Taking the data below, please print only the lines from the line holding "Output the LaTeX" to the line holding "(-369.7,-330) |- (380,338);", inclusive, with pictures omitted.

======== Supplied entries

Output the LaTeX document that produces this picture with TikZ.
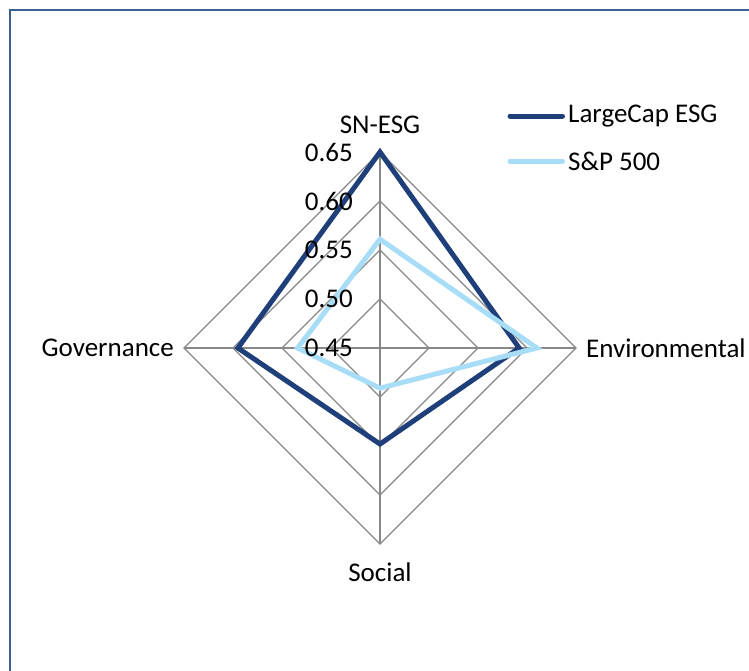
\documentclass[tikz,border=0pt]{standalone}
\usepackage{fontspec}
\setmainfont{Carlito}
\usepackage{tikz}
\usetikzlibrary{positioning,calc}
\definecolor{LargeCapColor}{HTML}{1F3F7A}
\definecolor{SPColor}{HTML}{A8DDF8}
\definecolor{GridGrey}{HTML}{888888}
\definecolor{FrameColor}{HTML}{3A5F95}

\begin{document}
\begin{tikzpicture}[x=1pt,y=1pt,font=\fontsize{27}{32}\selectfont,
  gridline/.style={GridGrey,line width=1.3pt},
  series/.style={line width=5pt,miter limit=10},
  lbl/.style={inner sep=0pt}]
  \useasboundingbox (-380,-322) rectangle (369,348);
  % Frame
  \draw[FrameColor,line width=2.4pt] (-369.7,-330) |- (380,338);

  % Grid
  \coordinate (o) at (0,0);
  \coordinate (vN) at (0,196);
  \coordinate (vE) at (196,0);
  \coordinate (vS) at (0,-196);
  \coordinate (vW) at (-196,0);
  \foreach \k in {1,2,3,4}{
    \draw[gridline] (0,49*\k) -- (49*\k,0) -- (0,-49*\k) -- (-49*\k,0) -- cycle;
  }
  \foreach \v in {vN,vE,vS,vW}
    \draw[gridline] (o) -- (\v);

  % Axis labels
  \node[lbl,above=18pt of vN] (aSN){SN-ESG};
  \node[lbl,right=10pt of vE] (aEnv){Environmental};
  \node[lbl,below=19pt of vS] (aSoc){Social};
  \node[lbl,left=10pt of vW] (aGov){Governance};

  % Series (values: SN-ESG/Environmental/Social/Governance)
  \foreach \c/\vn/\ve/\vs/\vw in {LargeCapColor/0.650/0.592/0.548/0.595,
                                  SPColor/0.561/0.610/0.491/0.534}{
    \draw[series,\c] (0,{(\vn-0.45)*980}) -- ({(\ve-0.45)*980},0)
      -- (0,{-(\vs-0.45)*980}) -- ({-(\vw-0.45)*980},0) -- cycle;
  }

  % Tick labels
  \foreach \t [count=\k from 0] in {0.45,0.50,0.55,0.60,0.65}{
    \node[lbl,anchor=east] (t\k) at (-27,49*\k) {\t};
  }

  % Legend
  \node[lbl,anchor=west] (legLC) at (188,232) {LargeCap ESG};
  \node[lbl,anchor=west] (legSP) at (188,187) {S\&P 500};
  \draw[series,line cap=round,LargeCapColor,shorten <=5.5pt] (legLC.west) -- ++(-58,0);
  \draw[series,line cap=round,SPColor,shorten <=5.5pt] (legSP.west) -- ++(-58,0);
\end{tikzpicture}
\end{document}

================
======== Supplied entries

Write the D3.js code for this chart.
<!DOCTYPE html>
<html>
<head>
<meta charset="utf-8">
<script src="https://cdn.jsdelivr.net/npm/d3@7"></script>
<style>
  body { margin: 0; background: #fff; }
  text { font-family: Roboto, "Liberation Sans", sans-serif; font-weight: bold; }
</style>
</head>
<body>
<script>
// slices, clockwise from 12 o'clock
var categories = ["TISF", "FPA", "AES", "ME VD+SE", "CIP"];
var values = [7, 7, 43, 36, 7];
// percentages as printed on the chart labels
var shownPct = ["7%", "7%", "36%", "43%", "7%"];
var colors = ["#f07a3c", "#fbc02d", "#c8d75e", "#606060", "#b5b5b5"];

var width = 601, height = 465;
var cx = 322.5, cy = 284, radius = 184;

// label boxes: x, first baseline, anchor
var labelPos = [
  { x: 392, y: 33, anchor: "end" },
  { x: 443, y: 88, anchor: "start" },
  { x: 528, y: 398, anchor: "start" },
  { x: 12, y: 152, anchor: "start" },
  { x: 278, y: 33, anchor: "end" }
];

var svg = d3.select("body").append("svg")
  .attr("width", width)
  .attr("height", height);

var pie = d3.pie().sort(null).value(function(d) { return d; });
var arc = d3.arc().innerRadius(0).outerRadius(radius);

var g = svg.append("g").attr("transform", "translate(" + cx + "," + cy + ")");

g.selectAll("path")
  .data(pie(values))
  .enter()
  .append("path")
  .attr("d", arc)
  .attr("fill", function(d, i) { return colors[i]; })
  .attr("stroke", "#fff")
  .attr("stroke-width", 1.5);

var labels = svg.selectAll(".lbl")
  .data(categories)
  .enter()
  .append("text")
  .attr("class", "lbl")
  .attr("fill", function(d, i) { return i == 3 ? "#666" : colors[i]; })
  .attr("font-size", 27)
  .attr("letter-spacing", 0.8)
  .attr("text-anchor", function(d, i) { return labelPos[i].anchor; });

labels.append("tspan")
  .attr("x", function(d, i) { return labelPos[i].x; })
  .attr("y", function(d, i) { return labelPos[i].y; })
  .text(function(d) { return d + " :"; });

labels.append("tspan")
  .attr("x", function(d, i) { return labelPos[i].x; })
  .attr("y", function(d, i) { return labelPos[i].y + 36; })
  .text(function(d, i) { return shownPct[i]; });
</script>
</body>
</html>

================
======== Supplied entries

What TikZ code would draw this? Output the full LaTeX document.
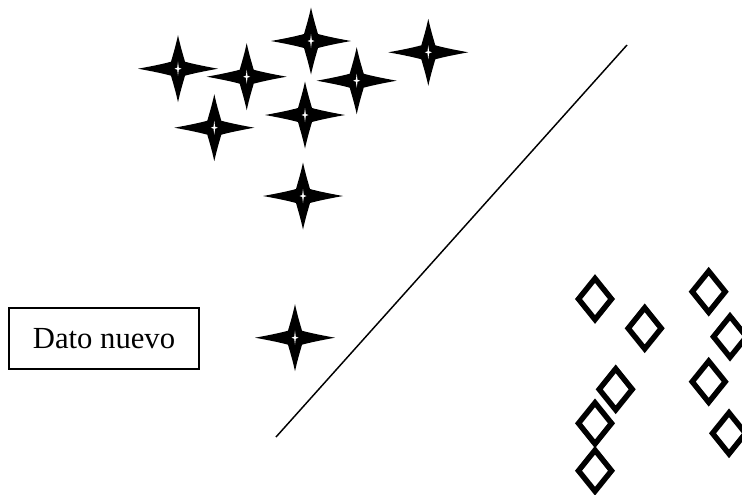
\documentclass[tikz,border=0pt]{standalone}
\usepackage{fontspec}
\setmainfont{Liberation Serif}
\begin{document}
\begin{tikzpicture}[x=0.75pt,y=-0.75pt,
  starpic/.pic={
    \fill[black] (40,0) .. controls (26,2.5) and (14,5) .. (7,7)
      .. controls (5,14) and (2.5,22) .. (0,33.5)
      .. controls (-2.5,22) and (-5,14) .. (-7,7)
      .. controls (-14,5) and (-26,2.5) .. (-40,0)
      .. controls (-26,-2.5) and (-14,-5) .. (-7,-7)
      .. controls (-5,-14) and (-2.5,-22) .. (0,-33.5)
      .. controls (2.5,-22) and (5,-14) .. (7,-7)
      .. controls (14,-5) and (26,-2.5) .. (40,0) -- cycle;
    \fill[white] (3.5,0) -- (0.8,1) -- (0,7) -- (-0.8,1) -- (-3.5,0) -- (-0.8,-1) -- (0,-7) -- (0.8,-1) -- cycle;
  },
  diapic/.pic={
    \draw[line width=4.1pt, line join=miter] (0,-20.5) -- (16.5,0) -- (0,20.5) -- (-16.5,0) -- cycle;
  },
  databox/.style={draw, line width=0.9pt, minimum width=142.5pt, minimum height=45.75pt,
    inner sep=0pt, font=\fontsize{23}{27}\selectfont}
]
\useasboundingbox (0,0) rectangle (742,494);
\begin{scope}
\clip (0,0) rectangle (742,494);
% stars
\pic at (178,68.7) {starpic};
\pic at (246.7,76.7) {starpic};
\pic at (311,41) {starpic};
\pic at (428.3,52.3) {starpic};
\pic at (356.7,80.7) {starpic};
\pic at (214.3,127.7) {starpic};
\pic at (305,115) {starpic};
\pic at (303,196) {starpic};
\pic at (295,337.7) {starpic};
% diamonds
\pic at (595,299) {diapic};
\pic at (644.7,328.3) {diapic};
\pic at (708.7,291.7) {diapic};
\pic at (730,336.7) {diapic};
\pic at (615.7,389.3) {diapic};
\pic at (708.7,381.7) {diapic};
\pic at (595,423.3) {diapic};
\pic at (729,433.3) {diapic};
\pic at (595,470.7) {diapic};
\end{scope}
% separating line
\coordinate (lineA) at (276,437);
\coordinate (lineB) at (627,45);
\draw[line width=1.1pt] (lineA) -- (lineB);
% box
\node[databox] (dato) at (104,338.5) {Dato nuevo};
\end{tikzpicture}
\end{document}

================

## Task answer
Output the LaTeX document that produces this picture with TikZ.
\documentclass[tikz,border=0pt]{standalone}
\usepackage{fontspec}
\setmainfont{Carlito}
\usepackage{tikz}
\usetikzlibrary{positioning,calc}
\definecolor{LargeCapColor}{HTML}{1F3F7A}
\definecolor{SPColor}{HTML}{A8DDF8}
\definecolor{GridGrey}{HTML}{888888}
\definecolor{FrameColor}{HTML}{3A5F95}

\begin{document}
\begin{tikzpicture}[x=1pt,y=1pt,font=\fontsize{27}{32}\selectfont,
  gridline/.style={GridGrey,line width=1.3pt},
  series/.style={line width=5pt,miter limit=10},
  lbl/.style={inner sep=0pt}]
  \useasboundingbox (-380,-322) rectangle (369,348);
  % Frame
  \draw[FrameColor,line width=2.4pt] (-369.7,-330) |- (380,338);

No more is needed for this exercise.